Indexation clauses that link rents to the consumer price index (CPI) have long been common in commercial lease agreements. After receiving only little attention in past years due to rather moderate index changes, such clauses are becoming increasingly significant as high inflation means the revenue commercial tenants can generate is often unable to keep pace with the scale and frequency of rent increases.
Legal basis for the agreement of indexation clauses
Whether or not indexation clauses are permitted in commercial lease agreements is primarily determined on the basis of the Price Clause Act (Preisklauselgesetz, “PrKG”). According to this Act, indexation clauses are lawful if (i) they are sufficiently specific, (ii) the relevant agreement has been concluded for a period of at least ten years or the landlord waives the right of ordinary termination for this period/the tenant has the right to extend the term of the agreement to at least ten years, (iii) the rent is determined by the change in the CPI or a price index prepared by a state statistical office or the Statistical Office of the European Community and (iv) the parties are not unreasonably disadvantaged by the agreed clause. Such a disadvantage exists in particular if an increase in prices results in a rent increase but a drop in prices does not result in a rent reduction (so called ‘upwards only’ clauses). If an indexation clause violates the above requirements, it is considered to be invalid as of the time of the legally binding determination of the violation.
However, the PrKG does not contain any provisions that place a limit on rent adjustments in the event of an unusually large change in the index. Moreover, commercial lease agreements rarely provide for such clauses either, because there has been little reason to do so to date.
What options do the affected tenants have?

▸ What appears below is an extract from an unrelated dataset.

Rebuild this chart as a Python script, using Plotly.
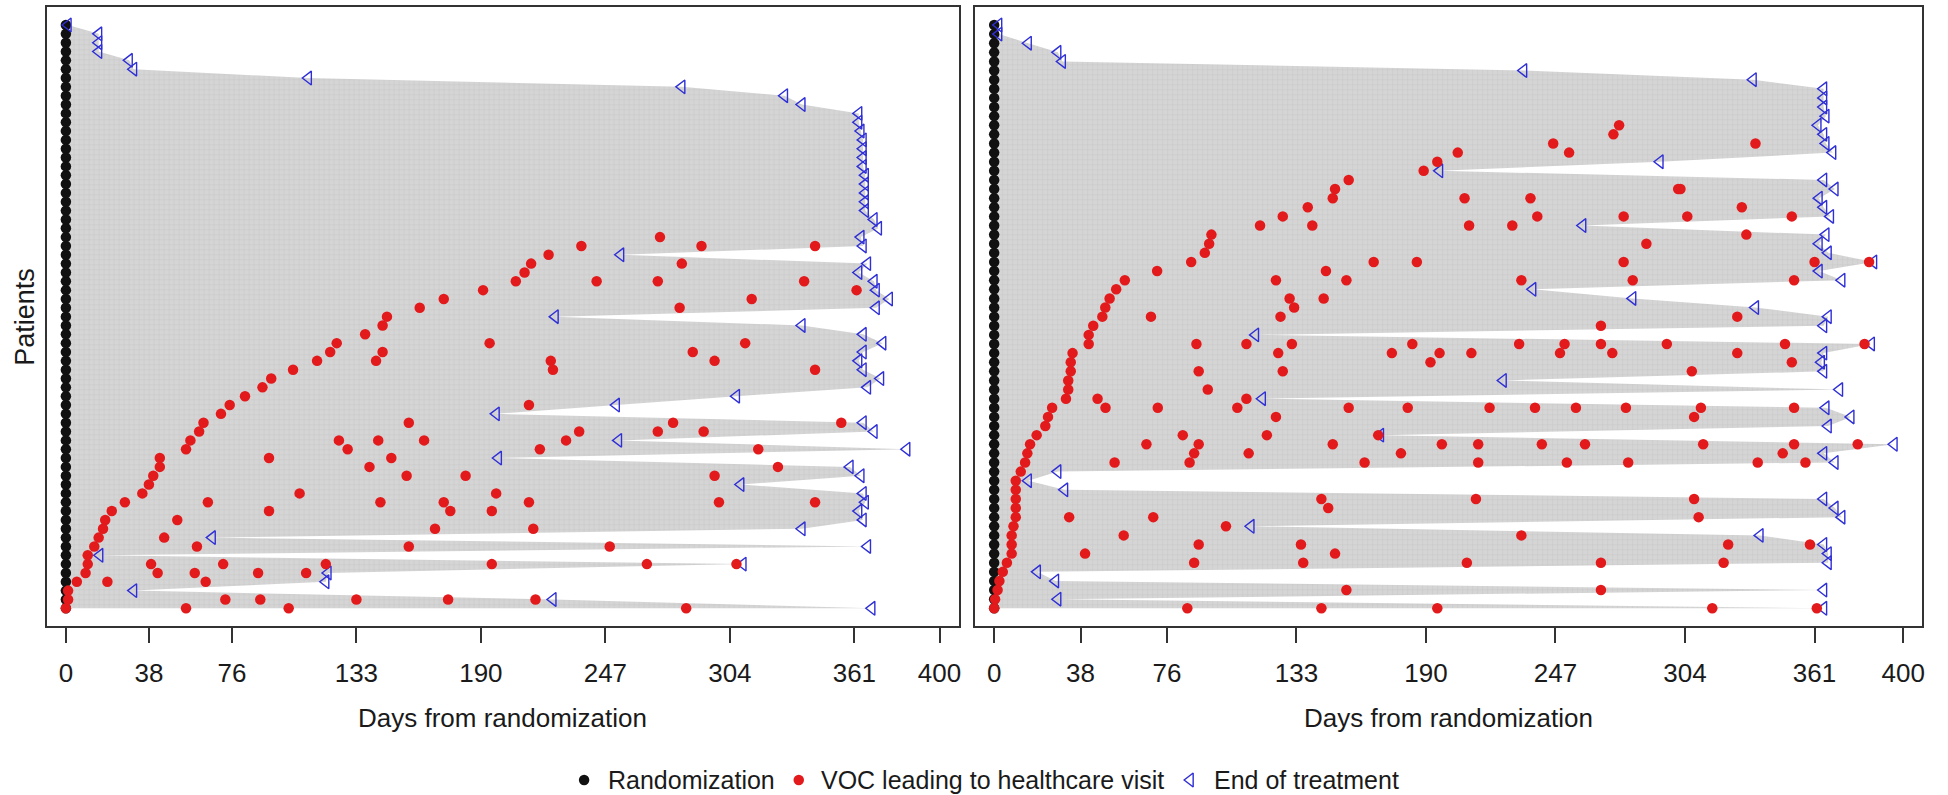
import plotly.graph_objects as go

# ---------------- data (rows numbered from the bottom, 1..n) ----------------
TICK_VALUES = [0, 38, 76, 133, 190, 247, 304, 361, 400]
X_TITLE = "Days from randomization"
Y_TITLE = "Patients"
LEGEND_NAMES = ["Randomization", "VOC leading to healthcare visit", "End of treatment"]

# Left panel: end of treatment day per patient
left_end = [369, 223, 31, 119, 120, 310, 15.5, 367, 67, 337,
            365, 363, 366, 365, 309, 364, 359, 198, 385, 253,
            370, 365, 197, 252, 307, 367, 373, 365, 363, 365,
            374, 365, 337, 224, 371, 377, 371, 370, 363, 367,
            254, 365, 364, 372, 370, 366, 366, 366, 366, 366,
            365, 365, 365, 365, 364, 363, 363, 337, 329, 282,
            111, 31, 29, 15, 15, 15, 1]

# Left panel: VOC days per patient
left_voc = [
    [0, 55, 102, 284], [1, 73, 89, 133, 175, 215], [1], [5, 19, 64],
    [9, 42, 59, 88, 110], [10, 39, 72, 119, 195, 266, 307], [10],
    [13, 60, 157, 249], [15, 45], [17, 169, 214], [18, 51],
    [21, 93, 176, 195], [27, 65, 144, 173, 212, 299, 343], [35, 107, 197],
    [38], [40, 156, 183, 297], [43, 139, 326], [43, 93, 149],
    [55, 129, 217, 317], [57, 125, 143, 164, 229], [61, 235, 271, 292],
    [63, 157, 278, 355], [71], [75, 212], [82], [90], [94],
    [104, 223, 343], [115, 142, 222, 297], [121, 145, 287],
    [124, 194, 311], [137], [145], [147], [162, 281], [173, 314],
    [191, 362], [206, 243, 271, 338], [210], [213, 282], [221],
    [236, 291, 343], [272],
    [], [], [], [], [], [], [], [], [], [], [], [], [], [], [], [], [], [], [], [], [], [], [], [],
]

# Right panel: end of treatment day per patient
right_end = [365, 28, 365, 27, 19, 367, 367, 365, 337, 113,
             373, 370, 365, 31, 15, 28, 370, 365, 396, 170,
             367, 377, 366, 118, 372, 224, 365, 364, 365, 386,
             115, 365, 367, 335, 281, 237, 373, 363, 387, 367,
             363, 366, 259, 368, 365, 363, 370, 365, 196, 293,
             369, 366, 365, 362.5, 366, 365, 365, 365, 334, 233,
             30, 28, 15, 2, 2]

# Right panel: VOC days per patient
right_voc = [
    [0, 85, 144, 195, 316, 362], [0.4], [1.5, 155, 267], [2.3], [3.8],
    [5.6, 88, 136, 208, 267, 321], [7.7, 40, 150], [7.7, 90, 135, 323, 359],
    [7.7, 57, 232], [8.5, 102], [9.5, 33, 70, 310], [9.5, 147],
    [9.5, 144, 212, 308], [9.5], [9.5], [11.7],
    [13.6, 53, 86, 163, 213, 252, 279, 336, 357],
    [14.6, 88, 112, 179, 347],
    [15.8, 67, 90, 149, 197, 213, 241, 260, 312, 352, 380],
    [18.7, 83, 120, 169], [22.5], [23.7, 124, 308],
    [25.5, 49, 72, 107, 156, 182, 218, 238, 256, 278, 311, 352],
    [31.6, 45.5, 111], [32.6, 94], [32.6], [33.7, 90, 127, 307],
    [33.7, 192, 351], [34.5, 125, 175, 196, 210, 249, 272, 327],
    [41.6, 89, 111, 131, 184, 231, 251, 267, 296, 348, 383],
    [41.6], [43.6, 267], [47.6, 69, 126, 327], [48.9, 132],
    [50.8, 130, 145], [53.7], [57.5, 124, 155, 232, 281, 352],
    [71.7, 146], [86.7, 167, 186, 277, 361, 385], [92.7], [94.6, 287],
    [95.6, 331], [117, 140, 209, 228], [127, 239, 277, 305, 351],
    [138, 329], [149, 207, 236], [150, 301, 302], [156], [189], [195],
    [204, 253], [246, 335], [272.5], [275],
    [], [], [], [], [], [], [], [], [], [], [],
]

# ---------------- styling ----------------
W, H = 1948, 795
FONT = "Arial, 'Liberation Sans', Helvetica, sans-serif"
GRAY_BG = "#d5d5d5"
GRAY_FG = "#b8b8b8"
RED = "#e31a1c"
BLUE = "#2f2fd6"
BLACK = "#111111"
TEXT = "#1a1a1a"

# pixel geometry of the two plot boxes
LEFT_BOX = (46.7, 960.0)
RIGHT_BOX = (976.7, 1925.0)
TOP_PX, BOTTOM_PX = 7.3, 626.3

# legend layout (pixels from the left / top of the figure)
LEGEND_Y_PX = 780
LEGEND_SYMBOL_X = [585, 800, 1192]
LEGEND_TEXT_X = [607, 820, 1214]

fig = go.Figure()

SYMBOLS = [
    dict(symbol="circle", size=10.5, color=BLACK),
    dict(symbol="circle", size=10.5, color=RED),
    dict(symbol="triangle-left-open", size=12, color=BLUE,
         line=dict(width=1.4, color=BLUE)),
]


def add_panel(ends, vocs, xa, ya):
    n = len(ends)
    rows = list(range(1, n + 1))
    # gray treatment-duration polygon
    fig.add_trace(go.Scatter(
        x=[0] + list(ends) + [0], y=[1] + rows + [n],
        mode="lines", fill="toself",
        line=dict(width=0, color="rgba(0,0,0,0)"),
        fillcolor=GRAY_BG,
        fillpattern=dict(shape="+", size=5, solidity=0.2,
                         fgcolor=GRAY_FG, bgcolor=GRAY_BG),
        hoverinfo="skip", showlegend=False, xaxis=xa, yaxis=ya))
    # randomization
    fig.add_trace(go.Scatter(
        x=[0] * n, y=rows, mode="markers", marker=SYMBOLS[0],
        name=LEGEND_NAMES[0], showlegend=False, xaxis=xa, yaxis=ya))
    # end of treatment
    fig.add_trace(go.Scatter(
        x=list(ends), y=rows, mode="markers", marker=SYMBOLS[2],
        name=LEGEND_NAMES[2], showlegend=False, xaxis=xa, yaxis=ya))
    # VOC events
    vx, vy = [], []
    for r, days in zip(rows, vocs):
        for d in days:
            vx.append(d)
            vy.append(r)
    fig.add_trace(go.Scatter(
        x=vx, y=vy, mode="markers", marker=SYMBOLS[1],
        name=LEGEND_NAMES[1], showlegend=False, xaxis=xa, yaxis=ya))


add_panel(left_end, left_voc, "x", "y")
add_panel(right_end, right_voc, "x2", "y2")

# legend keys drawn on an invisible pixel-scaled strip at the bottom
for i in range(3):
    fig.add_trace(go.Scatter(
        x=[LEGEND_SYMBOL_X[i]], y=[LEGEND_Y_PX], mode="markers",
        marker=SYMBOLS[i], showlegend=False, hoverinfo="skip",
        xaxis="x3", yaxis="y3"))


def xrange_for(box, zero_px, px_per_day):
    return [(box[0] - zero_px) / px_per_day, (box[1] - zero_px) / px_per_day]


def yrange_for(n):
    step = (608.3 - 25.0) / (n - 1)
    lo = 1 - (BOTTOM_PX - 608.3) / step
    hi = n + (25.0 - TOP_PX) / step
    return [lo, hi]


y_dom = [1 - BOTTOM_PX / H, 1 - TOP_PX / H]

xaxis_common = dict(
    tickmode="array", tickvals=TICK_VALUES,
    ticktext=[str(v) for v in TICK_VALUES],
    ticks="outside", ticklen=15, tickwidth=1.5, tickcolor="#333333",
    tickfont=dict(family=FONT, size=26, color=TEXT),
    ticklabelstandoff=8,
    showline=True, mirror=True, linecolor="#333333", linewidth=1.5,
    showgrid=False, zeroline=False, fixedrange=True,
)
yaxis_common = dict(
    showticklabels=False, ticks="", showgrid=False, zeroline=False,
    showline=True, mirror=True, linecolor="#333333", linewidth=1.5,
    domain=y_dom, fixedrange=True,
)

annotations = [
    dict(text=X_TITLE, xref="paper", yref="paper",
         x=sum(LEFT_BOX) / 2 / W, y=1 - 718 / H,
         xanchor="center", yanchor="middle", showarrow=False,
         font=dict(family=FONT, size=26, color=TEXT)),
    dict(text=X_TITLE, xref="paper", yref="paper",
         x=sum(RIGHT_BOX) / 2 / W, y=1 - 718 / H,
         xanchor="center", yanchor="middle", showarrow=False,
         font=dict(family=FONT, size=26, color=TEXT)),
    dict(text=Y_TITLE, xref="paper", yref="paper",
         x=25 / W, y=1 - (TOP_PX + BOTTOM_PX) / 2 / H,
         xanchor="center", yanchor="middle", textangle=-90,
         showarrow=False,
         font=dict(family=FONT, size=27, color=TEXT)),
]
for i in range(3):
    annotations.append(dict(
        text=LEGEND_NAMES[i], xref="x3", yref="y3",
        x=LEGEND_TEXT_X[i], y=LEGEND_Y_PX,
        xanchor="left", yanchor="middle", showarrow=False,
        font=dict(family=FONT, size=25, color=TEXT)))

STRIP_TOP = 740
fig.update_layout(
    width=W, height=H,
    margin=dict(l=0, r=0, t=0, b=0),
    paper_bgcolor="white", plot_bgcolor="rgba(0,0,0,0)",
    font=dict(family=FONT, color=TEXT),
    showlegend=False,
    xaxis=dict(domain=[LEFT_BOX[0] / W, LEFT_BOX[1] / W],
               range=xrange_for(LEFT_BOX, 66.0, 2.1875), anchor="y",
               **xaxis_common),
    yaxis=dict(range=yrange_for(len(left_end)), anchor="x", **yaxis_common),
    xaxis2=dict(domain=[RIGHT_BOX[0] / W, RIGHT_BOX[1] / W],
                range=xrange_for(RIGHT_BOX, 995.7, 2.276), anchor="y2",
                **xaxis_common),
    yaxis2=dict(range=yrange_for(len(right_end)), anchor="x2", **yaxis_common),
    xaxis3=dict(domain=[0, 1], range=[0, W], visible=False, fixedrange=True,
                anchor="y3"),
    yaxis3=dict(domain=[0, (H - STRIP_TOP) / H], range=[H, STRIP_TOP],
                visible=False, fixedrange=True, anchor="x3"),
    annotations=annotations,
)

fig.write_html("out.html")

Ultimately, termination for cause without notice (section 543 Civil Code (Bürgerliches Gesetzbuch, “BGB”)) is likely to be impermissible, since the interference with the agreement is not attributable to the landlord – let alone the landlord’s fault – but is rather due to external circumstances beyond the parties’ control. Moreover, it is rarely in the interest of the parties to terminate leases prematurely when more flexible solutions can be found instead.
One option that can be considered is asserting a claim for amendment of the agreement according to the principles of interference with the basis of the transaction (section 313 BGB). Such interference is deemed to have taken place if (i) circumstances that became the basis of the agreement have subsequently changed significantly (so called factual element), (ii) the parties would not have concluded the agreement or would have concluded it with different content had they foreseen this change (so called hypothetical element) and (iii) the party demanding the amendment cannot, taking account of all the circumstances of the specific case, reasonably be required to adhere to the unchanged agreement (so called normative element).
The Federal Court of Justice has not yet clarified whether the principles of interference with the basis of the transaction apply in cases involving dynamic changes in the CPI. It is true that in cases where an agreement did not contain an indexation clause, the court ruled that the risk of an usual decrease in purchasing power is generally borne by the tenant, so that such a decrease does not trigger any rights under section 313 BGB and consequently does not provide the basis for interpreting the lease as if it contained an indexation clause. However, no conclusions can be drawn from this for scenarios in which the agreed indexation clauses ultimately prove to be “too effective”.
It is ultimately unlikely that the principles developed in the context of the COVID-19 pandemic can be applied. Firstly, the pandemic situation was an unexpected, singular event for which parties typically made no contractual provisions, while inflation is usually subject to fluctuation. Secondly, it is doubtful whether the effects of the COVID-19 pandemic are comparable to those of high inflation. Whereas in the coronavirus cases it was at times not possible to use the leased premises at all or only to a very limited extent – so that what was received in exchange for the rent had essentially been reduced in value – rent increases based on an indexation clause can be (at least partially) offset by increasing sales or passing the higher costs on to customers.
All things considered, there are probably better arguments for not applying the principles of section 313 BGB:
Amending the agreement by mutual consent
Since this means that neither the premature termination of the agreement nor a claim for amendment according to the principles of interference with the basis of the transaction is likely an option, it is up to the parties to reach agreements on the amendment of the lease, which take their respective interests adequately into account. There are many ways of doing this, but they all raise numerous legal questions.
Summary and conclusion
Since the legislator has not yet laid down any provisions governing an unusually large change in the CPI and the Federal Court of Justice has not yet ruled on the associated legal issues, it is up to the parties to ensure that indexation clauses are amended appropriately. When doing this, they must in particular stay within the limits set by the PrKG. They must also ensure that the contractual amendments do not violate the statutory written form requirements, which would result in a right to terminate the agreement prematurely. This ultimately represents a stress test for many lease agreements – with both parties facing opportunities and risks in equal measure.